AttributeError: 'DataParallel' object has no attribute 'reset'

So I went back and ran the code as it was for a single GPU, loading the saved weights from the first trial. I will update in a couple hours when it has finished.

Update: Ran out of CUDA memory after Epoch #6

PegasusWithoutWinds · November 13, 2018, 3:25am

Please create a pull request.

ste · November 15, 2018, 10:29am

If you reload the data_lm (ie: after OOM error), you should specify new “bs” even in TextLMDataBunch.load function. Probably load function uses default bs (=64)…
To make it works in 8GB board I should add “bs=32”:

data_lm = TextLMDataBunch.load(path, 'tmp_lm', bs=32)

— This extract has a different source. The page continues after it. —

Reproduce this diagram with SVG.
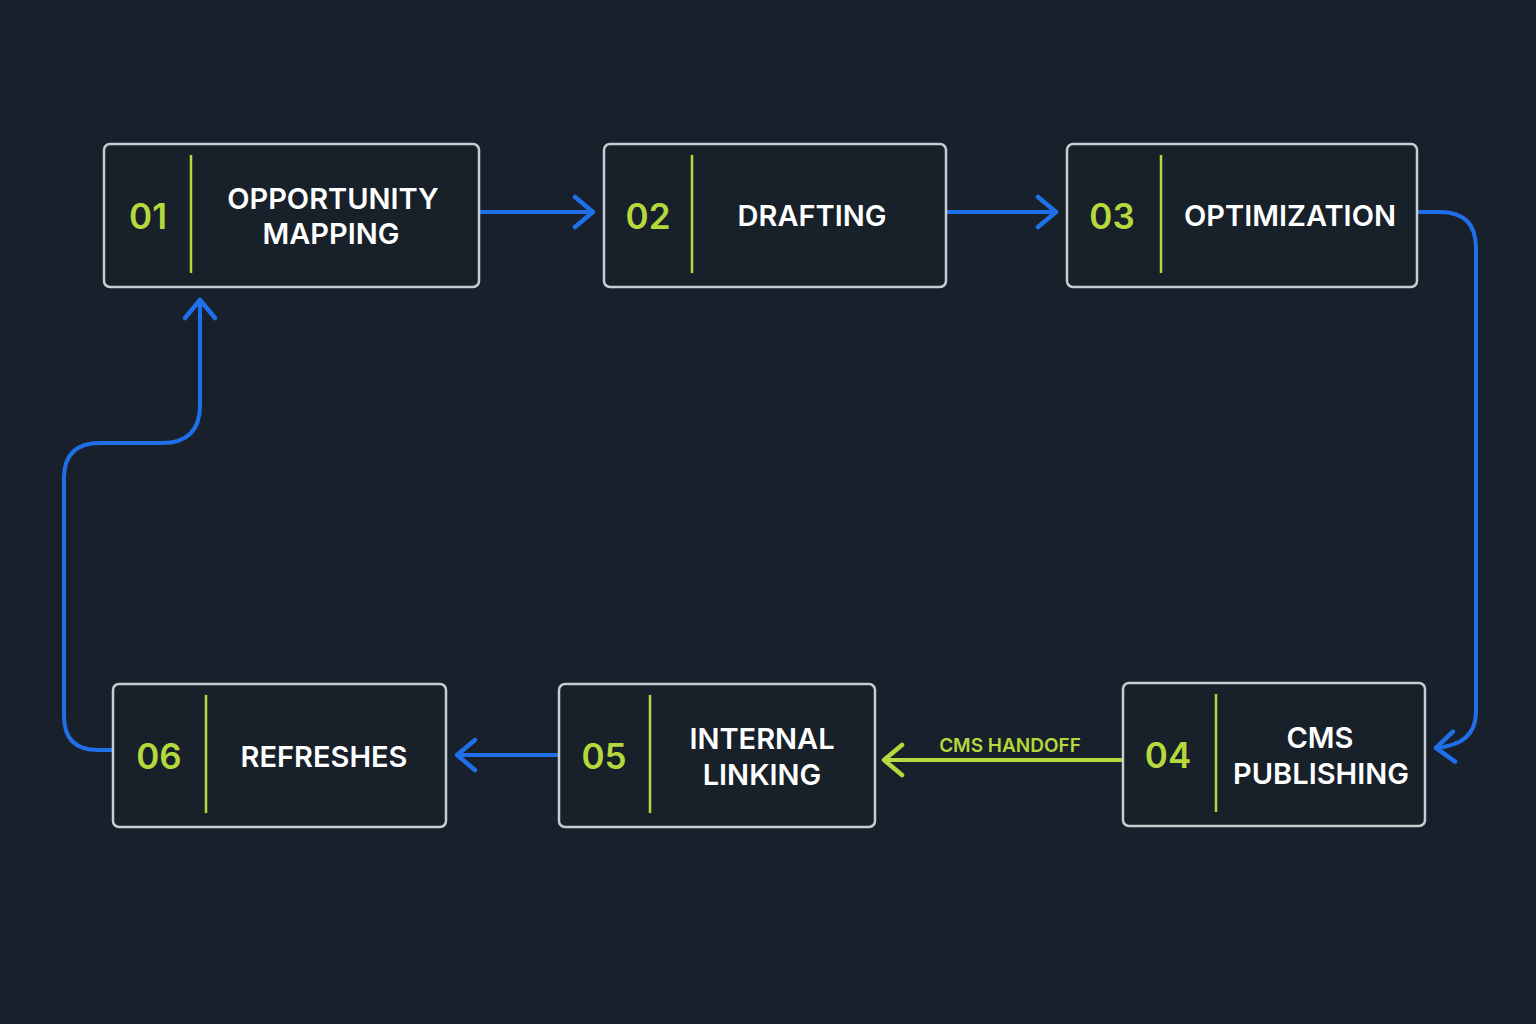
<svg xmlns="http://www.w3.org/2000/svg" width="1536" height="1024" viewBox="0 0 1536 1024">
<defs>
<marker id="ab" viewBox="0 0 24 36" refX="22" refY="18" markerWidth="24" markerHeight="36" markerUnits="userSpaceOnUse" orient="auto"><path d="M3 3 L21 18 L3 33" fill="none" stroke="#1f6fe8" stroke-width="4.5" stroke-linecap="round" stroke-linejoin="round"/></marker>
<marker id="ag" viewBox="0 0 24 36" refX="22" refY="18" markerWidth="24" markerHeight="36" markerUnits="userSpaceOnUse" orient="auto"><path d="M3 3 L21 18 L3 33" fill="none" stroke="#b5d83c" stroke-width="4.5" stroke-linecap="round" stroke-linejoin="round"/></marker>
</defs>
<style>
.box{fill:#18202a;stroke:#c8ccd0;stroke-width:2.5}
.div{stroke:#b5d83c;stroke-width:2.5}
.num{fill:#b5d83c;font-family:Inter,"Liberation Sans",sans-serif;font-weight:600;font-size:35px;text-anchor:middle}
.lbl{fill:#ffffff;font-family:Inter,"Liberation Sans",sans-serif;font-weight:600;font-size:29px;text-anchor:middle}
.b{fill:none;stroke:#1f6fe8;stroke-width:4}
.g{fill:none;stroke:#b5d83c;stroke-width:4}
</style>
<rect width="1536" height="1024" fill="#18202b"/>
<g id="connectors">
<path class="b" d="M480 212 H594" marker-end="url(#ab)"/>
<path class="b" d="M947 212 H1057" marker-end="url(#ab)"/>
<path class="b" d="M1418 212 H1440 Q1476 212 1476 248 V712 Q1476 745 1435 748" marker-end="url(#ab)"/>
<path class="g" d="M1122 760 H883" marker-end="url(#ag)"/>
<text x="1010" y="752" fill="#b5d83c" font-family="Inter,'Liberation Sans',sans-serif" font-weight="600" font-size="19" text-anchor="middle">CMS HANDOFF</text>
<path class="b" d="M558 755 H456" marker-end="url(#ab)"/>
<path class="b" d="M112 750 H98 Q64 750 64 716 V478 Q64 443 100 443 H162 Q200 443 200 405 V299" marker-end="url(#ab)"/>
</g>
<g id="n1"><rect class="box" x="104" y="144" width="375" height="143" rx="6"/><line class="div" x1="191" y1="155" x2="191" y2="273"/><text class="num" x="148" y="229">01</text><text class="lbl" x="333" y="209">OPPORTUNITY</text><text class="lbl" x="331" y="244">MAPPING</text></g>
<g id="n2"><rect class="box" x="604" y="144" width="342" height="143" rx="6"/><line class="div" x1="692" y1="155" x2="692" y2="273"/><text class="num" x="648" y="229">02</text><text class="lbl" x="812" y="226">DRAFTING</text></g>
<g id="n3"><rect class="box" x="1067" y="144" width="350" height="143" rx="6"/><line class="div" x1="1161" y1="155" x2="1161" y2="273"/><text class="num" x="1112" y="229">03</text><text class="lbl" x="1290" y="226">OPTIMIZATION</text></g>
<g id="n4"><rect class="box" x="1123" y="683" width="302" height="143" rx="6"/><line class="div" x1="1216" y1="694" x2="1216" y2="812"/><text class="num" x="1168" y="768">04</text><text class="lbl" x="1320" y="748">CMS</text><text class="lbl" x="1321" y="784">PUBLISHING</text></g>
<g id="n5"><rect class="box" x="559" y="684" width="316" height="143" rx="6"/><line class="div" x1="650" y1="695" x2="650" y2="813"/><text class="num" x="604" y="769">05</text><text class="lbl" x="762" y="749">INTERNAL</text><text class="lbl" x="762" y="785">LINKING</text></g>
<g id="n6"><rect class="box" x="113" y="684" width="333" height="143" rx="6"/><line class="div" x1="206" y1="695" x2="206" y2="813"/><text class="num" x="159" y="769">06</text><text class="lbl" x="324" y="767">REFRESHES</text></g>
</svg>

cudawarped · November 16, 2018, 9:10am

Thank you, that worked perfectly on my 8GB card.

FourMoBro · November 16, 2018, 1:00pm

Between clearing the cuda cache, and setting the bs to 32 during the loads, I was able to get through the notebook. I did have nvidia-smi watching and still I noticed occasional spikes in vram during processing, sometimes within a few MB of max VRAM only for it to settle down in a comfortable range. So there is something else going on with the code or the drivers (396.54 on mine).

jeremy · November 17, 2018, 9:18pm

I’ve added a bs argument everywhere in the latest version of the nb. Let me know if I missed one!

Benudek · December 12, 2018, 1:50pm

It seems the error happens, when the size of the validation list is equal or smaller than the rows of the shwon batch (default is 5). Maybe a PR:

default rows is min(5, size validation list - 1)
shown rows is always size validation list (with warning message)

could be good?

jeremy · December 13, 2018, 2:43pm

Yes that would be a good idea.

partho · April 10, 2019, 12:52pm

Hi - I have a 1050 Ti with 4GB dedicated GPU memory.

With bs=16 & “torch.cuda.empty_cache()” between every save/load I am able to get to unfreezing the last 2 layer. Training with unfreezing the last 3 layers throws GPU OOM.

Is there a way I can tweak further to be able to complete the exercise?

E.g. reduced batch size? or a simpler architecture? v2018 of the course had a bptt setting - and i see references to that in learner.py - is there a way i can set that while creating the learner?